§ **EXERCISE INSTRUCTIONS**
Repeat the data word for word. Do not include the pictures.

* start RECORDED INFORMATION *

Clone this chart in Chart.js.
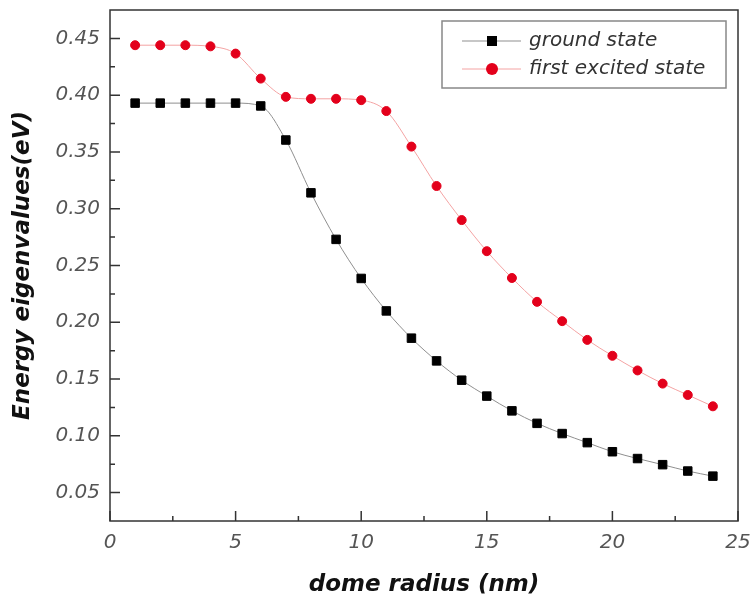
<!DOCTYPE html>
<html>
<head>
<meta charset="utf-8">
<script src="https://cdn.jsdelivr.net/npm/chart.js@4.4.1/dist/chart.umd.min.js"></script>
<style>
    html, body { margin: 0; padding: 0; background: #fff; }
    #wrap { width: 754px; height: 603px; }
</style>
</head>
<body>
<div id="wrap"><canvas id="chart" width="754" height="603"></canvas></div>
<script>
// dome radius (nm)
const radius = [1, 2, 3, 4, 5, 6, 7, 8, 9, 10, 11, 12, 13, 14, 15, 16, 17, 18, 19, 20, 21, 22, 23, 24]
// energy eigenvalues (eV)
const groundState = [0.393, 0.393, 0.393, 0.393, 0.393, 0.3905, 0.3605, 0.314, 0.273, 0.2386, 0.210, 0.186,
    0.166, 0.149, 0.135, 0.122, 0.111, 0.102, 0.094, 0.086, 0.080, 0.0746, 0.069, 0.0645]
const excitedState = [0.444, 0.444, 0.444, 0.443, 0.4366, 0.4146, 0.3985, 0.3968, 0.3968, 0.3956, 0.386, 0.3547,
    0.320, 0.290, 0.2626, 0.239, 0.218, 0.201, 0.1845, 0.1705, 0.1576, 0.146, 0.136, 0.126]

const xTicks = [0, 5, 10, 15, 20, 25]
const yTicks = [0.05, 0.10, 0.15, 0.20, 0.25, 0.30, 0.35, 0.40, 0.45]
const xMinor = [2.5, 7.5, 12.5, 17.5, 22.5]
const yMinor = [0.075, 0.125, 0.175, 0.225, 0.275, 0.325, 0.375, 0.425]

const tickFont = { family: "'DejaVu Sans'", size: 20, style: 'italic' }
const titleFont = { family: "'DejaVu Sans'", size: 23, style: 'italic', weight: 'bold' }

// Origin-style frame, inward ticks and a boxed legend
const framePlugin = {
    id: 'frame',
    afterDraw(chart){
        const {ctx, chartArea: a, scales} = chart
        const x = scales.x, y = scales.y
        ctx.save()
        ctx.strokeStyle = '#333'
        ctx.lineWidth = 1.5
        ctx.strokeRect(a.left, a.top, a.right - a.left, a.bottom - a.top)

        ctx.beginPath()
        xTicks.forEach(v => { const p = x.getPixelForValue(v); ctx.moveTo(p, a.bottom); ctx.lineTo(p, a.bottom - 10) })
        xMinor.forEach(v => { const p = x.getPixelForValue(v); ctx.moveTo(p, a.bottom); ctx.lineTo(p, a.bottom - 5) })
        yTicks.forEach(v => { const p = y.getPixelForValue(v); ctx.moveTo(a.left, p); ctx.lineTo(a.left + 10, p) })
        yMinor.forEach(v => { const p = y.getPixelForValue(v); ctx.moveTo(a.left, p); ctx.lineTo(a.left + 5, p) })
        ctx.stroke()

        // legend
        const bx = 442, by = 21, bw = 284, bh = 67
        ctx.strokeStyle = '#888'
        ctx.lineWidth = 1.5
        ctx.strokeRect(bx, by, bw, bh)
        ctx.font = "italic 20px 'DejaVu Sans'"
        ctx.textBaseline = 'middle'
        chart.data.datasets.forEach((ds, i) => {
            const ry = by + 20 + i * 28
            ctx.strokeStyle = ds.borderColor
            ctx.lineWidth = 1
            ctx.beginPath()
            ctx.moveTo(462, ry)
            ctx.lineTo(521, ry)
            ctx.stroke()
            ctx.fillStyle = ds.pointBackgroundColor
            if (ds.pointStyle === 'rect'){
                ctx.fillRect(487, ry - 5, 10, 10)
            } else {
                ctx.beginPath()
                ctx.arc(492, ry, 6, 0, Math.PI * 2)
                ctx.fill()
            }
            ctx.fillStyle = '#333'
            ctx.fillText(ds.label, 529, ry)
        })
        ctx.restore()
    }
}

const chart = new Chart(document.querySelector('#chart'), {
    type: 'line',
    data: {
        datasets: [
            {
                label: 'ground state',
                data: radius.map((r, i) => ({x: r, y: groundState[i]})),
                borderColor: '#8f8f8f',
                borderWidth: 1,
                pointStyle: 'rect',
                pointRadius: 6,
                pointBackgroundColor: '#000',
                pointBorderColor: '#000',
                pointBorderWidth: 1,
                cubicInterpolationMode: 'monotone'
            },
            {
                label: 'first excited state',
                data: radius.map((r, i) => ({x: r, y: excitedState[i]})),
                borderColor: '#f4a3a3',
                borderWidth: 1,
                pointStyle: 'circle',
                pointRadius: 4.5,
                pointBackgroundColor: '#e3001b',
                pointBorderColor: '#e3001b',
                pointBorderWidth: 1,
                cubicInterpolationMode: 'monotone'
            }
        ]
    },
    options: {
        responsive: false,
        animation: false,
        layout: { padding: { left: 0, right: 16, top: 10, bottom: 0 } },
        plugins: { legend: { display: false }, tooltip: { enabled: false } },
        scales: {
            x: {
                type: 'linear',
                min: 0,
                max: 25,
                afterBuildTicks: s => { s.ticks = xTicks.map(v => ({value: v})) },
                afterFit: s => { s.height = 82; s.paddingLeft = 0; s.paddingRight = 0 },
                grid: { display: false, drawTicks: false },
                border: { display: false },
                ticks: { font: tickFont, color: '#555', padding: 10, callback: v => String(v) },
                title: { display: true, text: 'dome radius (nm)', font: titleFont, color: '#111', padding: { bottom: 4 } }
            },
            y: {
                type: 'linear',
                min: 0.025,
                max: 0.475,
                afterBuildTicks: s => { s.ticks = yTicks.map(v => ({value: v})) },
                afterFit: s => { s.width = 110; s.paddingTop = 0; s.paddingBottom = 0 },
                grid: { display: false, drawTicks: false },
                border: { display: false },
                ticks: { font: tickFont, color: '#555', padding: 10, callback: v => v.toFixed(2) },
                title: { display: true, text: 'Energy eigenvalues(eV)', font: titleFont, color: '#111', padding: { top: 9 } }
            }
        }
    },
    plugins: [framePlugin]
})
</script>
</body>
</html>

* end RECORDED INFORMATION *

§ **COMPLETED TASK**
Clone this chart in Chart.js.
<!DOCTYPE html>
<html>
<head>
<meta charset="utf-8">
<script src="https://cdn.jsdelivr.net/npm/chart.js@4.4.1/dist/chart.umd.min.js"></script>
<style>
    html, body { margin: 0; padding: 0; background: #fff; }
    #wrap { width: 754px; height: 603px; }
</style>
</head>
<body>
<div id="wrap"><canvas id="chart" width="754" height="603"></canvas></div>
<script>
// dome radius (nm)
const radius = [1, 2, 3, 4, 5, 6, 7, 8, 9, 10, 11, 12, 13, 14, 15, 16, 17, 18, 19, 20, 21, 22, 23, 24]
// energy eigenvalues (eV)
const groundState = [0.393, 0.393, 0.393, 0.393, 0.393, 0.3905, 0.3605, 0.314, 0.273, 0.2386, 0.210, 0.186,
    0.166, 0.149, 0.135, 0.122, 0.111, 0.102, 0.094, 0.086, 0.080, 0.0746, 0.069, 0.0645]
const excitedState = [0.444, 0.444, 0.444, 0.443, 0.4366, 0.4146, 0.3985, 0.3968, 0.3968, 0.3956, 0.386, 0.3547,
    0.320, 0.290, 0.2626, 0.239, 0.218, 0.201, 0.1845, 0.1705, 0.1576, 0.146, 0.136, 0.126]

const xTicks = [0, 5, 10, 15, 20, 25]
const yTicks = [0.05, 0.10, 0.15, 0.20, 0.25, 0.30, 0.35, 0.40, 0.45]
const xMinor = [2.5, 7.5, 12.5, 17.5, 22.5]
const yMinor = [0.075, 0.125, 0.175, 0.225, 0.275, 0.325, 0.375, 0.425]

const tickFont = { family: "'DejaVu Sans'", size: 20, style: 'italic' }
const titleFont = { family: "'DejaVu Sans'", size: 23, style: 'italic', weight: 'bold' }

// Origin-style frame, inward ticks and a boxed legend
const framePlugin = {
    id: 'frame',
    afterDraw(chart){
        const {ctx, chartArea: a, scales} = chart
        const x = scales.x, y = scales.y
        ctx.save()
        ctx.strokeStyle = '#333'
        ctx.lineWidth = 1.5
        ctx.strokeRect(a.left, a.top, a.right - a.left, a.bottom - a.top)

        ctx.beginPath()
        xTicks.forEach(v => { const p = x.getPixelForValue(v); ctx.moveTo(p, a.bottom); ctx.lineTo(p, a.bottom - 10) })
        xMinor.forEach(v => { const p = x.getPixelForValue(v); ctx.moveTo(p, a.bottom); ctx.lineTo(p, a.bottom - 5) })
        yTicks.forEach(v => { const p = y.getPixelForValue(v); ctx.moveTo(a.left, p); ctx.lineTo(a.left + 10, p) })
        yMinor.forEach(v => { const p = y.getPixelForValue(v); ctx.moveTo(a.left, p); ctx.lineTo(a.left + 5, p) })
        ctx.stroke()

        // legend
        const bx = 442, by = 21, bw = 284, bh = 67
        ctx.strokeStyle = '#888'
        ctx.lineWidth = 1.5
        ctx.strokeRect(bx, by, bw, bh)
        ctx.font = "italic 20px 'DejaVu Sans'"
        ctx.textBaseline = 'middle'
        chart.data.datasets.forEach((ds, i) => {
            const ry = by + 20 + i * 28
            ctx.strokeStyle = ds.borderColor
            ctx.lineWidth = 1
            ctx.beginPath()
            ctx.moveTo(462, ry)
            ctx.lineTo(521, ry)
            ctx.stroke()
            ctx.fillStyle = ds.pointBackgroundColor
            if (ds.pointStyle === 'rect'){
                ctx.fillRect(487, ry - 5, 10, 10)
            } else {
                ctx.beginPath()
                ctx.arc(492, ry, 6, 0, Math.PI * 2)
                ctx.fill()
            }
            ctx.fillStyle = '#333'
            ctx.fillText(ds.label, 529, ry)
        })
        ctx.restore()
    }
}

const chart = new Chart(document.querySelector('#chart'), {
    type: 'line',
    data: {
        datasets: [
            {
                label: 'ground state',
                data: radius.map((r, i) => ({x: r, y: groundState[i]})),
                borderColor: '#8f8f8f',
                borderWidth: 1,
                pointStyle: 'rect',
                pointRadius: 6,
                pointBackgroundColor: '#000',
                pointBorderColor: '#000',
                pointBorderWidth: 1,
                cubicInterpolationMode: 'monotone'
            },
            {
                label: 'first excited state',
                data: radius.map((r, i) => ({x: r, y: excitedState[i]})),
                borderColor: '#f4a3a3',
                borderWidth: 1,
                pointStyle: 'circle',
                pointRadius: 4.5,
                pointBackgroundColor: '#e3001b',
                pointBorderColor: '#e3001b',
                pointBorderWidth: 1,
                cubicInterpolationMode: 'monotone'
            }
        ]
    },
    options: {
        responsive: false,
        animation: false,
        layout: { padding: { left: 0, right: 16, top: 10, bottom: 0 } },
        plugins: { legend: { display: false }, tooltip: { enabled: false } },
        scales: {
            x: {
                type: 'linear',
                min: 0,
                max: 25,
                afterBuildTicks: s => { s.ticks = xTicks.map(v => ({value: v})) },
                afterFit: s => { s.height = 82; s.paddingLeft = 0; s.paddingRight = 0 },
                grid: { display: false, drawTicks: false },
                border: { display: false },
                ticks: { font: tickFont, color: '#555', padding: 10, callback: v => String(v) },
                title: { display: true, text: 'dome radius (nm)', font: titleFont, color: '#111', padding: { bottom: 4 } }
            },
            y: {
                type: 'linear',
                min: 0.025,
                max: 0.475,
                afterBuildTicks: s => { s.ticks = yTicks.map(v => ({value: v})) },
                afterFit: s => { s.width = 110; s.paddingTop = 0; s.paddingBottom = 0 },
                grid: { display: false, drawTicks: false },
                border: { display: false },
                ticks: { font: tickFont, color: '#555', padding: 10, callback: v => v.toFixed(2) },
                title: { display: true, text: 'Energy eigenvalues(eV)', font: titleFont, color: '#111', padding: { top: 9 } }
            }
        }
    },
    plugins: [framePlugin]
})
</script>
</body>
</html>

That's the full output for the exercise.